The bill, L.D. 1894, passed in the Senate last week. After another round of voting, the bill will go to Gov. Paul LePage, who supports it.
The bill would repeal a law passed by the Democratic majority in the Legislature in 2008 to allow providers who are not state employees, but receive state subsidies, to unionize.
About 200 of the state’s 1,300 family child-care providers have joined the Maine State Employees Association for union representation.
During Monday’s debate in the House, Rep. Kerri Prescott, R-Topsham, said child-care providers aren’t state workers, so they shouldn’t be entitled to unionize in an effort to negotiate with the state.
“This bill is about consistency, and restoring that consistency,” she said.
Democrats said the child-care providers need a voice at the State House to ensure that they get paid on time and that they can give input on state regulations.
Unlike other private-sector workers, they cannot easily take time off to lobby the Legislature, said Rep. Rob Hunt, D-Buxton.

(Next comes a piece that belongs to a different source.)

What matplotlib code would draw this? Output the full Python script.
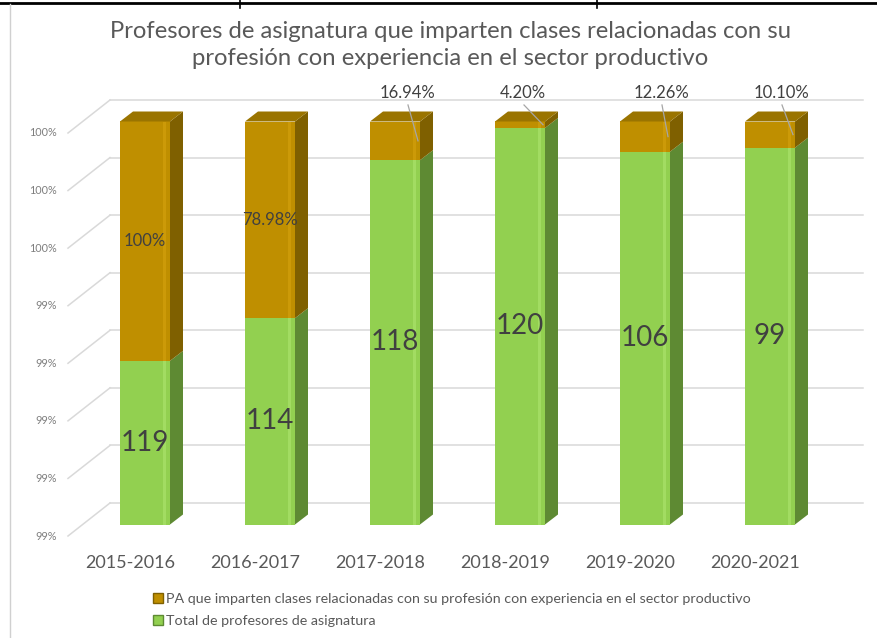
import matplotlib.pyplot as plt
from matplotlib.patches import Polygon, Patch
from matplotlib.lines import Line2D

years = ["2015-2016", "2016-2017", "2017-2018", "2018-2019", "2019-2020", "2020-2021"]
total_pa = [119, 114, 118, 120, 106, 99]
pa_exp_pct = ["100%", "78.98%", "16.94%", "4.20%", "12.26%", "10.10%"]
# part of the bar height that is green
green_share = [0.406, 0.512, 0.904, 0.984, 0.925, 0.935]
tick_labels = ["99%", "99%", "99%", "99%", "99%", "100%", "100%", "100%"]

title = ("Profesores de asignatura que imparten clases relacionadas con su\n"
         "profesión con experiencia en el sector productivo")
legend_names = ["PA que imparten clases relacionadas con su profesión con experiencia en el sector productivo",
                "Total de profesores de asignatura"]

# colours
green, green_side, green_hi = "#92d050", "#5e8a33", "#a2dc62"
gold, gold_side, gold_top, gold_hi = "#bf8f00", "#7f6000", "#9a7400", "#cc9a08"
grid_c = "#d9d9d9"
text_c = "#404040"

W, H = 877, 638
X0, SLOT = 145, 125       # pixel centre of first bar, pixels per category
Y0, HGT = 524.5, 403      # pixel row of 0 and pixel height of 1
px = 1 / SLOT
py = 1 / HGT

fig = plt.figure(figsize=(W / 100, H / 100), dpi=100)
ax = fig.add_axes([0, 0, 1, 1])
ax.set_xlim(-X0 * px, (W - X0) * px)
ax.set_ylim((Y0 - H) * py, Y0 * py)
ax.axis("off")

# 3d depth offsets
bdx, bdy = 13 * px, 10 * py          # bar depth
fdx, fdy = -15 * px, -11.5 * py      # front plane of floor
kdx, kdy = 28 * px, 21.5 * py        # back wall plane
wall_front = -0.616
wall_back = -0.28
wall_right = 5.74

n_grid = len(tick_labels)
for k in range(n_grid):
    v = k / (n_grid - 1)
    ax.plot([wall_back, wall_right], [v + kdy, v + kdy], color=grid_c, lw=1.1, zorder=1)
    ax.plot([wall_front, wall_back], [v + fdy, v + kdy], color=grid_c, lw=1.1, zorder=1)
    ax.text(wall_front - 11 * px, v + fdy, tick_labels[k], ha="right", va="center",
            fontsize=7.8, color="#7f7f7f", family="Lato")

bw = 0.4
xs = list(range(len(years)))
ax.bar(xs, green_share, width=bw, color=green, zorder=3)
gold_share = [1 - g for g in green_share]
ax.bar(xs, gold_share, width=bw, bottom=green_share, color=gold, zorder=3)

for i, g in enumerate(green_share):
    xl, xr = i - bw / 2, i + bw / 2
    # highlight strip near the right edge of the front faces
    ax.add_patch(Polygon([(xr - 7 * px, 0), (xr - 4 * px, 0), (xr - 4 * px, g), (xr - 7 * px, g)],
                         color=green_hi, lw=0, zorder=4))
    ax.add_patch(Polygon([(xr - 7 * px, g), (xr - 4 * px, g), (xr - 4 * px, 1), (xr - 7 * px, 1)],
                         color=gold_hi, lw=0, zorder=4))
    # side faces
    ax.add_patch(Polygon([(xr, 0), (xr + bdx, bdy), (xr + bdx, g + bdy), (xr, g)],
                         color=green_side, lw=0, zorder=3))
    ax.add_patch(Polygon([(xr, g), (xr + bdx, g + bdy), (xr + bdx, 1 + bdy), (xr, 1)],
                         color=gold_side, lw=0, zorder=3))
    # top face
    ax.add_patch(Polygon([(xl, 1), (xl + bdx, 1 + bdy), (xr + bdx, 1 + bdy), (xr, 1)],
                         color=gold_top, lw=0, zorder=3))

    ax.text(i, g / 2, str(total_pa[i]), ha="center", va="center", fontsize=20,
            color=text_c, family="Lato", zorder=6)
    if i < 2:
        ax.text(i, (g + 1) / 2, pa_exp_pct[i], ha="center", va="center", fontsize=12,
                color=text_c, family="Lato", zorder=6)

# labels placed above the short gold segments, with leader lines
label_dx = [0, 0, 12, 3, 16, 11]
for i in range(2, len(years)):
    g = green_share[i]
    lx = i + label_dx[i] * px
    ax.text(lx, 1.071, pa_exp_pct[i], ha="center", va="center", fontsize=12,
            color=text_c, family="Lato", zorder=6)
    ax.add_line(Line2D([lx + 1 * px, i + 23 * px], [1.041, (g + 1) / 2],
                       color="#a6a6a6", lw=0.9, zorder=6))

# category labels sit on the front edge of the floor
for i, y in enumerate(years):
    ax.text(i + fdx, (Y0 - 563) * py, y, ha="center", va="center", fontsize=13,
            color="#595959", family="Lato")

fig.text(450 / W, 1 - 45 / H, title, ha="center", va="center", fontsize=17.2,
         color="#595959", family="Lato", linespacing=1.35)

handles = [Patch(facecolor=gold, edgecolor=gold_side), Patch(facecolor=green, edgecolor=green_side)]
fig.legend(handles, legend_names, loc="upper left", bbox_to_anchor=(146 / W, 1 - 586 / H),
           frameon=False, handlelength=0.7, handleheight=0.7,
           handletextpad=0.2, labelspacing=0.7, borderpad=0,
           prop={"family": "Lato", "size": 10.3}, labelcolor="#595959")

# frame lines of the surrounding document
fig.add_artist(Line2D([0, 1], [1 - 3 / H, 1 - 3 / H], color="black", lw=2))
for xv in (240, 597):
    fig.add_artist(Line2D([xv / W, xv / W], [1, 1 - 8 / H], color="black", lw=1.2))
fig.add_artist(Line2D([10 / W, 10 / W], [0, 1 - 4 / H], color="#d0d0d0", lw=1))

fig.savefig("out.png", dpi=100)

“We should do all we can to support them,” he said. “Happy providers lead to happy children, which leads to happy families.”
The Senate voted 19-16 in favor of the bill. Sen. Roger Katz, R-Augusta, was the only Republican to vote with Democrats against the bill. Independent Sen. Richard Woodbury of Yarmouth voted for the bill.

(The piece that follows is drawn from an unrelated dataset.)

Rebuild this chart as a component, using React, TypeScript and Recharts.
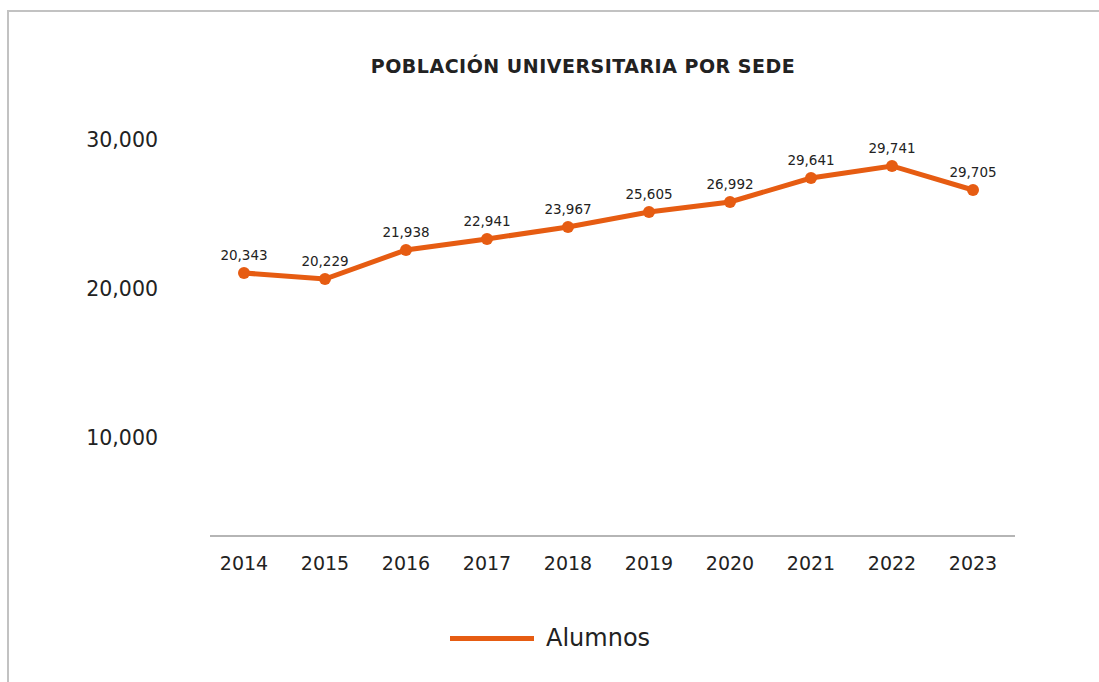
import React from 'react';
import { LineChart, Line, XAxis, YAxis, LabelList } from 'recharts';

const years = ['2014', '2015', '2016', '2017', '2018', '2019', '2020', '2021', '2022', '2023'];
// Plotted heights
const alumnos = [21058, 20655, 22602, 23341, 24146, 25153, 25825, 27436, 28242, 26630];
// Data-label texts as printed in the reference
const valueLabels = ['20,343', '20,229', '21,938', '22,941', '23,967', '25,605', '26,992', '29,641', '29,741', '29,705'];
const yTicks = [10000, 20000, 30000];
const seriesName = 'Alumnos';
const title = 'POBLACIÓN UNIVERSITARIA POR SEDE';

const ORANGE = '#E65C12';
const FONT = '"DejaVu Sans", "Noto Sans", sans-serif';

const data = years.map((y, i) => ({ year: y, alumnos: alumnos[i], label: valueLabels[i] }));

export default function App() {
  return (
    <div style={{ position: 'absolute', left: 0, top: 0, width: 1099, height: 682, background: '#fff', fontFamily: FONT, overflow: 'hidden' }}>
      <div style={{ position: 'absolute', left: 7, top: 10, width: 1092, height: 672, borderTop: '2px solid #c2c2c2', borderLeft: '2px solid #c2c2c2', boxSizing: 'border-box' }} />
      <div style={{ position: 'absolute', left: 583, top: 55, transform: 'translateX(-50%)', whiteSpace: 'nowrap', fontSize: 19, lineHeight: '22px', fontWeight: 'bold', letterSpacing: 0.5, color: '#222' }}>{title}</div>
      <div style={{ position: 'absolute', left: 0, top: 0 }}>
        <LineChart width={1099} height={682} data={data} margin={{ top: 110, right: 84, bottom: 106, left: 60 }}>
          <XAxis
            dataKey="year"
            height={40}
            padding={{ left: 34, right: 42 }}
            axisLine={{ stroke: '#b5b5b5', strokeWidth: 2 }}
            tickLine={false}
            tickMargin={15}
            tick={{ fontSize: 19, fill: '#222', fontFamily: FONT }}
          />
          <YAxis
            width={150}
            domain={[3400, 32000]}
            ticks={yTicks}
            axisLine={false}
            tickLine={false}
            tickMargin={46}
            tickFormatter={(v: number) => v.toLocaleString('en-US')}
            tick={{ fontSize: 20.5, fill: '#222', fontFamily: FONT }}
          />
          <Line
            type="linear"
            dataKey="alumnos"
            name={seriesName}
            stroke={ORANGE}
            strokeWidth={5}
            dot={{ r: 6, fill: ORANGE, stroke: 'none' }}
            isAnimationActive={false}
          >
            <LabelList dataKey="label" position="top" offset={13} style={{ fontSize: 13.5, fill: '#222', fontFamily: FONT }} />
          </Line>
        </LineChart>
      </div>
      <div style={{ position: 'absolute', left: 450, top: 636, width: 84, height: 5, background: ORANGE }} />
      <div style={{ position: 'absolute', left: 546, top: 622, fontSize: 24, lineHeight: '32px', color: '#222' }}>{seriesName}</div>
    </div>
  );
}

The House vote was largely along party lines, with Republicans voting in favor and most Democrats voting against.
Another bill was approved recently to remove collective bargaining rights for workers at the former DeCoster egg farm in Turner.
Supporters of L.D. 1894 said it is unusual for a certain segment of private businesses to have collective bargaining rights with the state while others do not. Maine is one of eight states that allow family child-care providers to collectively bargain, according to the Maine State Employees Association.
Opponents of the bill, including Rep. Erin Herbig, D-Belfast, said the bill passed in 2008 was intended to help child-care providers. The bill to repeal that right won’t create jobs or stimulate the economy, she said.
“With them not having to come down here (to Augusta), they are able to focus on delivering high-quality child care,” she said.
LePage’s spokeswoman, Adrienne Bennett, said Monday that the governor feels the providers are independent businesses “and they ought to be treated as such.”